In an effort to curb customer disappointment down the line Rivian has seemingly killed its own vehicle configurator. You can still peruse options and daydream about your vehicle but actual configuration won’t be allowed until your order gets close to its production date.
Frostbit3, a member of RivianForums, shared an email he received after placing an order for a new Rivian R1S. In a nutshell, it said that new Rivian customers will place orders without having the ability to configure their vehicle until closer to their expected delivery date ,which if placed now, won’t be until late 2023 or further out. Order holders can still browse vehicle options on Rivian’s website but the ability to save configurations will not be present any longer.
The email, which came from the all-electric manufactures Head of Customer Engagement, Tony Caravano, goes on to explain why the company is making this change. It’s all in an effort to ensure customers get what they configure and aren’t poorly surprised later on when a certain option is no longer available for whatever reason. The company is looking to manage expectations given their influx of orders to deal with. If you already have a pre-order in the system though you should be in the clear, this change applies to new customers, not those with a current pending order.
Rivian was the first all-electric pick-up truck maker to the market, beating Ford’s F-150 Lightning, the Chevy Silverado EV , and Tesla’s Cybertruck.
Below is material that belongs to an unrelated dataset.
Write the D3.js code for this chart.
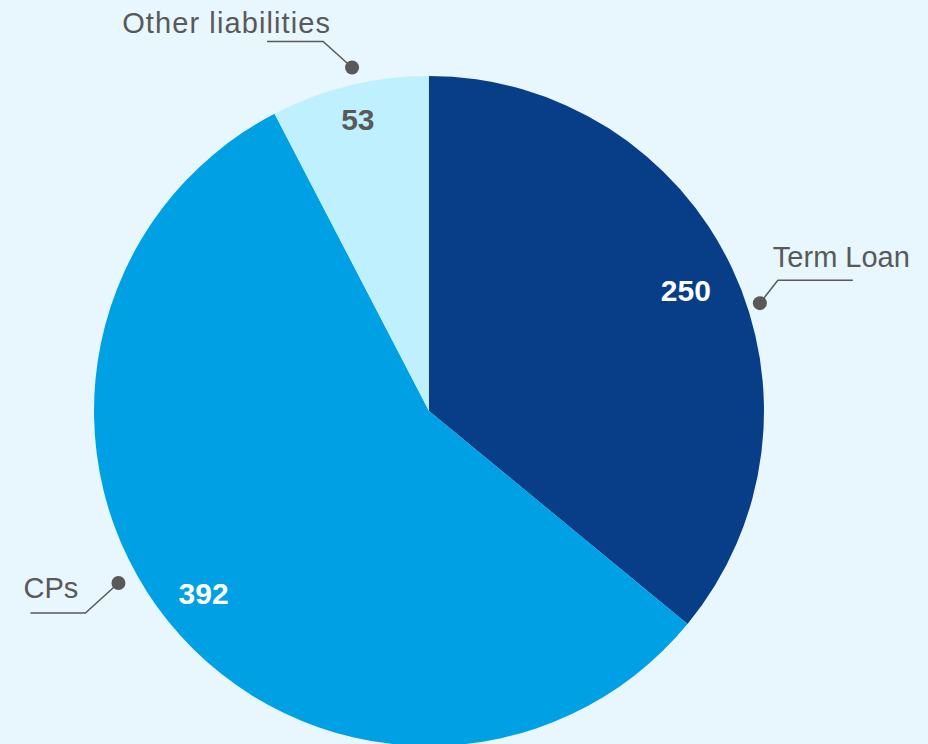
<!DOCTYPE html>
<html>
<head>
<meta charset="utf-8">
<script src="https://cdn.jsdelivr.net/npm/d3@7"></script>
<style>
  html, body { margin: 0; padding: 0; background: #e8f6fd; }
  svg { display: block; font-family: "Liberation Sans", Arial, sans-serif; }
</style>
</head>
<body>
<svg width="928" height="744"></svg>
<script>
//  Chart data
const categories = ['Term Loan', 'CPs', 'Other liabilities'];
const values = [250, 392, 53];
const colors = ['#083d87', '#00a0e4', '#bff0fe'];
const valueColors = ['#ffffff', '#ffffff', '#595959'];

const svg = d3.select('svg');
const center = { x: 429, y: 411 };
const radius = 335;

const g = svg.append('g')
    .attr('transform', `translate(${center.x},${center.y})`);

const pie = d3.pie().sort(null).value(d => d);
const arcs = pie(values);

const arc = d3.arc().innerRadius(0).outerRadius(radius);

//======================================
//  Slices
//======================================
g.selectAll('path.slice')
    .data(arcs)
    .enter()
    .append('path')
    .attr('class', 'slice')
    .attr('d', arc)
    .attr('fill', (d, i) => colors[i]);

//======================================
//  Value labels
//======================================
const labelRadius = [284, 290, 300];
g.selectAll('text.value')
    .data(arcs)
    .enter()
    .append('text')
    .attr('class', 'value')
    .attr('x', (d, i) => labelRadius[i] * Math.sin((d.startAngle + d.endAngle) / 2))
    .attr('y', (d, i) => -labelRadius[i] * Math.cos((d.startAngle + d.endAngle) / 2))
    .attr('dy', '0.36em')
    .attr('text-anchor', 'middle')
    .attr('fill', (d, i) => valueColors[i])
    .style('font-size', '30px')
    .style('font-weight', 'bold')
    .text(d => d.data);

//======================================
//  Category labels with leader lines
//======================================
//  dot angle offset (deg) from slice middle, elbow offset, horizontal length, side
const leaders = [
    { off: 7.2, dist: 348, ex: 18, ey: -23, len: 75, dir: 1 },
    { off: 10, dist: 355, ex: -33, ey: 30, len: 55, dir: -1 },
    { off: 1.1, dist: 352, ex: -29, ey: -26, len: 56, dir: -1 }
];

const leaderG = g.append('g').attr('class', 'leaders');

arcs.forEach((d, i) => {
    const L = leaders[i];
    const a = (d.startAngle + d.endAngle) / 2 + L.off * Math.PI / 180;
    const dx = L.dist * Math.sin(a);
    const dy = -L.dist * Math.cos(a);
    const ex = dx + L.ex, ey = dy + L.ey;
    const hx = ex + L.dir * L.len;

    leaderG.append('polyline')
        .attr('points', `${dx},${dy} ${ex},${ey} ${hx},${ey}`)
        .attr('fill', 'none')
        .attr('stroke', '#595959')
        .attr('stroke-width', 1.5);

    leaderG.append('circle')
        .attr('cx', dx)
        .attr('cy', dy)
        .attr('r', 7)
        .attr('fill', '#595959');

    const label = leaderG.append('text')
        .attr('fill', '#595959')
        .style('font-size', '29px')
        .text(categories[i]);

    if (i === 0) {
        label.attr('x', ex - 5).attr('y', ey - 13).attr('text-anchor', 'start');
    } else if (i === 1) {
        label.attr('x', hx - 7).attr('y', ey - 15).attr('text-anchor', 'start');
    } else {
        label.attr('x', ex + 8).attr('y', ey - 9).attr('text-anchor', 'end')
            .style('letter-spacing', '1.1px');
    }
});
</script>
</body>
</html>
The Rivian R1T (Rivians truck) has a starting price of $67,500 while the R1S (Rivians SUV) begins at $72,500. Rivian also has fleet contracts with Amazon which may be the culprit of its retail customer’s long delivery wait times. The new Rivian plant being built in Georgia should be capable of producing 400,000 units a year, but completion on that plant isn’t expected until sometime in 2024. That’s if everything goes smoothly. Unfortunately, as with the rest of the auto industry, Rivian is dealing with some strong headwinds, and will have to endure them for what looks like the foreseeable future.